What happens now is that once per month (typically on the 3rd day of the month) the backup will run automatically and fetch the data for the previous month into the spreadsheet (each month will have its own sheet).
In case there are delays (sometimes Search Analytics data can be delayed even up to a week), the add-on will re-attempt to run the backup every day until it succeeds.
It’ll even keep a log with all backup attempts, and send you an email if you’d like.
It’ll also create a separate sheet for monthly aggregated data (the total number of impressions and clicks plus CTR and position data, without any grouping or filtering), so that way you’ll be sure you’re ‘saving’ the real overview information as well.

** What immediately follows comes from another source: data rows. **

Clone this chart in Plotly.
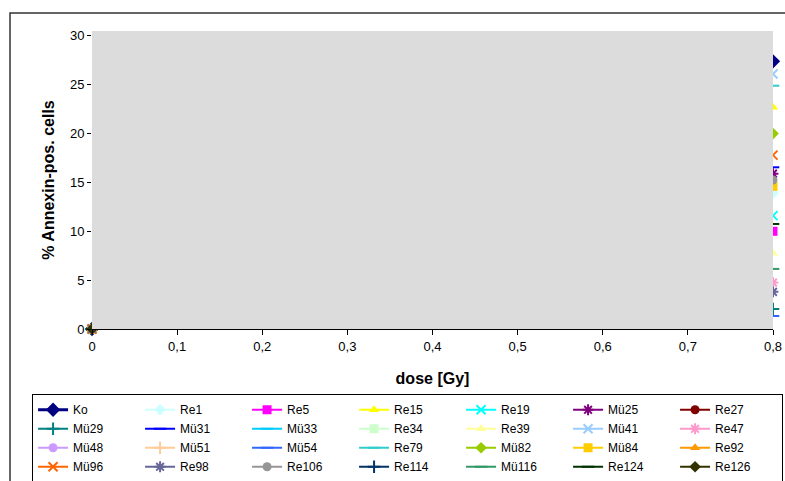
import plotly.graph_objects as go

dose = [0, 0.8]

names = ["Ko", "Re1", "Re5", "Re15", "Re19", "Mü25", "Re27",
         "Mü29", "Mü31", "Mü33", "Re34", "Re39", "Mü41", "Re47",
         "Mü48", "Mü51", "Mü54", "Re79", "Mü82", "Mü84", "Re92",
         "Mü96", "Re98", "Re106", "Re114", "Mü116", "Re124", "Re126"]

# % Annexin-positive cells at 0 Gy and 0.8 Gy (None = not visible)
values = {
    "Ko": [0, 27.4], "Re1": [0, 13.9], "Re5": [0, 10.0], "Re15": [0, 22.7],
    "Re19": [0, 11.6], "Mü25": [0, 15.9], "Re27": [0, None],
    "Mü29": [0, 2.05], "Mü31": [0, 16.55], "Mü33": [0, None], "Re34": [0, None],
    "Re39": [0, 7.75], "Mü41": [0, 26.1], "Re47": [0, 4.75],
    "Mü48": [0, None], "Mü51": [0, None], "Mü54": [0, 1.33], "Re79": [0, 24.9],
    "Mü82": [0, 20.0], "Mü84": [0, 14.6], "Re92": [0, None],
    "Mü96": [0, 17.8], "Re98": [0, 3.8], "Re106": [0, 15.25], "Re114": [0, None],
    "Mü116": [0, 6.15], "Re124": [0, 10.75], "Re126": [0, None],
}
# Ko error bar, as far as it is visible (up to the top of the plot area)
ko_err_plus = [0, 3.1]
ko_err_minus = [0, 6.1]

colors = ["#000080", "#CCFFFF", "#FF00FF", "#FFFF00", "#00FFFF", "#800080", "#800000",
          "#008080", "#0000FF", "#00CCFF", "#CCFFCC", "#FFFF99", "#99CCFF", "#FF99CC",
          "#CC99FF", "#FFCC99", "#3366FF", "#33CCCC", "#99CC00", "#FFCC00", "#FF9900",
          "#FF6600", "#666699", "#969696", "#003366", "#339966", "#003300", "#333300"]
symbols = ["diamond", "diamond", "square", "triangle-up", "x-thin-open", "asterisk-open", "circle",
           "cross-thin-open", "line-ew-open", "line-ew-open", "square", "triangle-up", "x-thin-open", "asterisk-open",
           "circle", "cross-thin-open", "line-ew-open", "line-ew-open", "diamond", "square", "triangle-up",
           "x-thin-open", "asterisk-open", "circle", "cross-thin-open", "line-ew-open", "line-ew-open", "diamond"]

FONT = "Arial, Liberation Sans, sans-serif"

fig = go.Figure()
for n, c, s in zip(names, colors, symbols):
    open_sym = s.endswith("-open")
    tr = dict(
        x=dose, y=values[n], name=n, mode="lines+markers",
        line=dict(color=c, width=3 if n == "Ko" else 2),
        marker=dict(symbol=s, size=11 if n == "Ko" else 9, color=c,
                    line=dict(color=c, width=2 if open_sym else 0)),
        cliponaxis=False,
    )
    if n == "Ko":
        tr["error_y"] = dict(type="data", symmetric=False, array=ko_err_plus,
                             arrayminus=ko_err_minus, color=c, thickness=2, width=5)
    fig.add_trace(go.Scatter(**tr))

# gray plot area drawn above the series
fig.add_shape(type="rect", xref="x", yref="y", x0=0, x1=0.8, y0=0, y1=30.5,
              fillcolor="#DCDCDC", line=dict(width=0), layer="above")
# outer chart border (top and left edges visible)
fig.add_shape(type="rect", xref="paper", yref="paper", x0=-0.1204, x1=1.1, y0=-0.6, y1=1.0604,
              line=dict(color="#333333", width=1.5), fillcolor="rgba(0,0,0,0)", layer="above")

fig.update_layout(
    width=785, height=481,
    margin=dict(l=92, r=12, t=31, b=152, autoexpand=False),
    paper_bgcolor="white", plot_bgcolor="white",
    separators=",.",
    font=dict(family=FONT, size=13, color="black"),
    showlegend=True,
    legend=dict(orientation="h", x=-0.088, y=-0.219, xanchor="left", yanchor="top",
                bordercolor="black", borderwidth=1, bgcolor="white",
                font=dict(size=12, family=FONT), entrywidth=62, entrywidthmode="pixels",
                tracegroupgap=0, itemwidth=30),
    xaxis=dict(range=[0, 0.8], tickvals=[0, 0.1, 0.2, 0.3, 0.4, 0.5, 0.6, 0.7, 0.8],
               showgrid=False, zeroline=False, showline=True, linecolor="black", linewidth=1,
               ticks="outside", ticklen=5, tickcolor="black", tickfont=dict(size=13),
               automargin=False,
               title=dict(text="<b>dose [Gy]</b>", font=dict(size=16), standoff=20)),
    yaxis=dict(range=[0, 30.5], tickvals=[0, 5, 10, 15, 20, 25, 30],
               showgrid=False, zeroline=False, showline=False,
               ticks="outside", ticklen=4, tickcolor="black", tickfont=dict(size=13),
               automargin=False,
               title=dict(text="<b>% Annexin-pos. cells</b>", font=dict(size=16), standoff=11)),
)

fig.write_html("out.html", config={"displayModeBar": False},
               post_script="document.body.style.margin='0px';document.body.style.overflow='hidden';")
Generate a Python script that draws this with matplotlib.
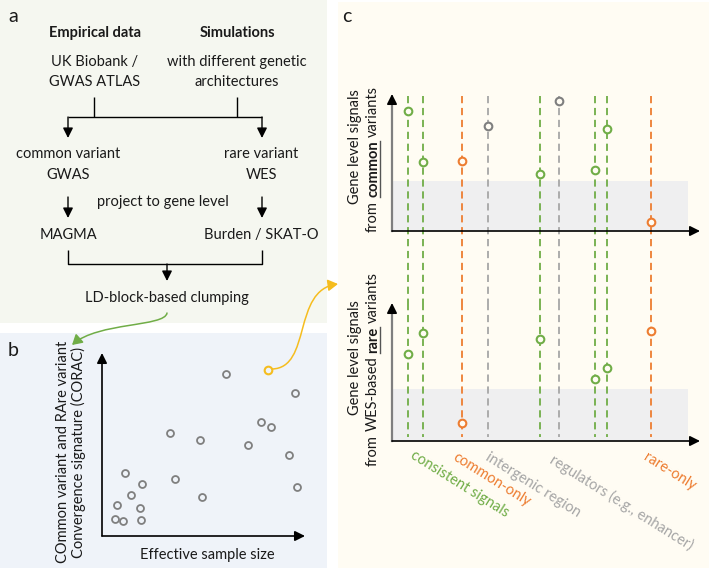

If you’d like more than one backup (either another backup for the same site but with different grouping/filtering options or a new backup for a different site), simply open a new spreadsheet and enable the backup there. You’ll always be able to see a list with all the backups within the “About” tab.
For the moment, only monthly backups are available, though I’m thinking about including a weekly and/or daily option as well. However that might be more complicated, especially in cases where GSC data is delayed.
I hope you’ll find the tool as useful as I think it is.
There may be some bugs, even though I tried squashing them all (thanks to Russ Jones and Tori Cushing, Barry Schwartz from Search Engine Roundtable, and Cosmin Negrescu from SEOmonitor for helping me test and debug it).
If you do find anything else or have any feature requests, please let me know via the add-on feedback function in Google Sheets or via the form on the official site.
If not, I hope the tool will help you in your day-to-day SEO work as much as it helps me. Looking forward to see more use cases for it in the comments.
PS: The tool doesn’t support more than 5,000 rows at the moment; working on getting that improved!